WHAT DOES COMPUTER VISION ACTUALLY SEES?
Computer vision is general term used for anything where we use AI to make software understand images and videos. Most of these use an AI model known as CNN (Convolutional Neural Network) which is type of as name suggests a Neural network
Now how do CNN actually see?
Neural networks mostly take 1D input in forms of parameters, but as we know images are 2D so how do we make a 2D image into a 1D input and remember we not only need to feed the pixel data but also make sure that AI can differentiate between your cat and yourself i.e. context
There are 2 solutions: -
1. Make a neural network which can take 2D image as input.

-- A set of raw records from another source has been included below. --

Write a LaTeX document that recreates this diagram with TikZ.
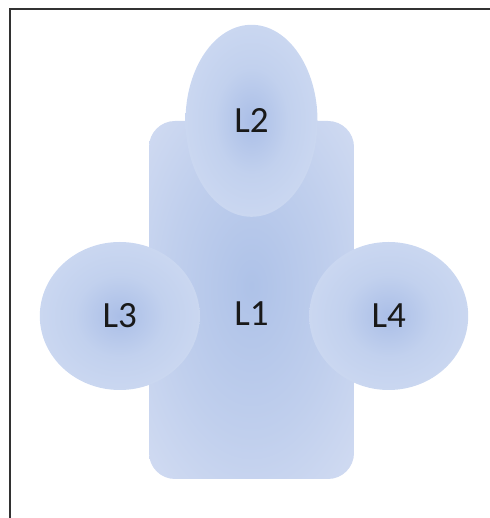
\documentclass[tikz,border=0pt]{standalone}
\usepackage{fontspec}
\setmainfont{Carlito}
\usepackage{xcolor}
\definecolor{lobecore}{RGB}{170,190,231}
\definecolor{lobemid}{RGB}{194,209,238}
\definecolor{lobeedge}{RGB}{213,223,244}
\definecolor{loberim}{RGB}{228,234,247}
\definecolor{bodycore}{RGB}{174,194,232}
\definecolor{bodymid}{RGB}{192,207,237}
\definecolor{bodyedge}{RGB}{224,230,246}
\definecolor{framegray}{RGB}{50,50,50}
\usepackage{tikz}
\usetikzlibrary{positioning,shapes.geometric}
\pgfdeclareradialshading{lobeshade}{\pgfpointorigin}{color(0bp)=(lobecore); color(14bp)=(lobemid); color(40bp)=(lobeedge); color(50bp)=(loberim)}
\pgfdeclareradialshading{bodyshade}{\pgfpoint{0bp}{2bp}}{color(0bp)=(bodycore); color(20bp)=(bodymid); color(50bp)=(bodyedge)}
\tikzset{
  body/.style ={rectangle, rounded corners=26pt, shading=bodyshade, draw=none,
                minimum width=205pt, minimum height=358pt, inner sep=0pt},
  lobe/.style ={ellipse, shading=lobeshade, draw=none, inner sep=0pt,
                font=\fontsize{37}{44}\selectfont, text=black!90},
  lbl/.style  ={font=\fontsize{37}{44}\selectfont, text=black!90, inner sep=0pt},
  frm/.style  ={draw=framegray, line width=1.4pt},
}

\begin{document}
\begin{tikzpicture}[x=1pt, y=1pt]
  \useasboundingbox (0,0) rectangle (489,518);
  \draw[frm] (10,-2) -- (10,509) -- (491,509);
  \node[body, label={[lbl, yshift=-14pt]center:L1}] (l1) at (251.5,218) {};
  \node[lobe, minimum width=132pt, minimum height=192pt] (l2) at (l1.north) {L2};
  \node[lobe, minimum width=160pt, minimum height=148pt] (l3) at ([xshift=-29pt, yshift=-16pt]l1.west) {L3};
  \node[lobe, minimum width=159pt, minimum height=148pt] (l4) at ([xshift=34.5pt, yshift=-16pt]l1.east) {L4};
\end{tikzpicture}
\end{document}
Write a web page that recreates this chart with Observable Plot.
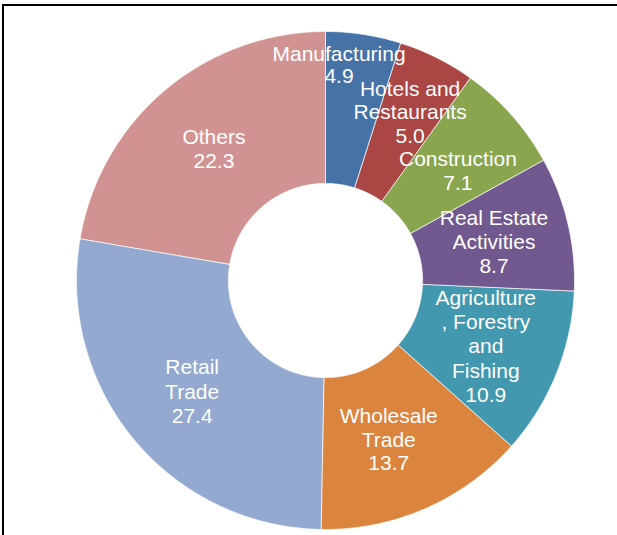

It is very interesting and developing idea where a multi dimensional neural network is trained and gives response without any preprocessing
2. Making image flat so that it retains both context and fits existing neural networks.
Most CNN these days use a preprocessing method called flattening in which we literally flatten the image and stretch the image or any higher dimension till it’s a 1D image or lower dimension array without losing context. Now fit that sweet 1D image into NN and done
As an industrially used solution it is most likely you will find flattening being used in most cases.
Now to finally answer what computer vision actually sees?
Imagin a 1D image of your cat where each pixel carries some information of every original pixel that’s what computer vision sees.
Hard to Imagin? because it’s something for AI to understand we just need to sit back and relax while out AI trained so that it can identify your cat sleeping in your 10,000-photo library.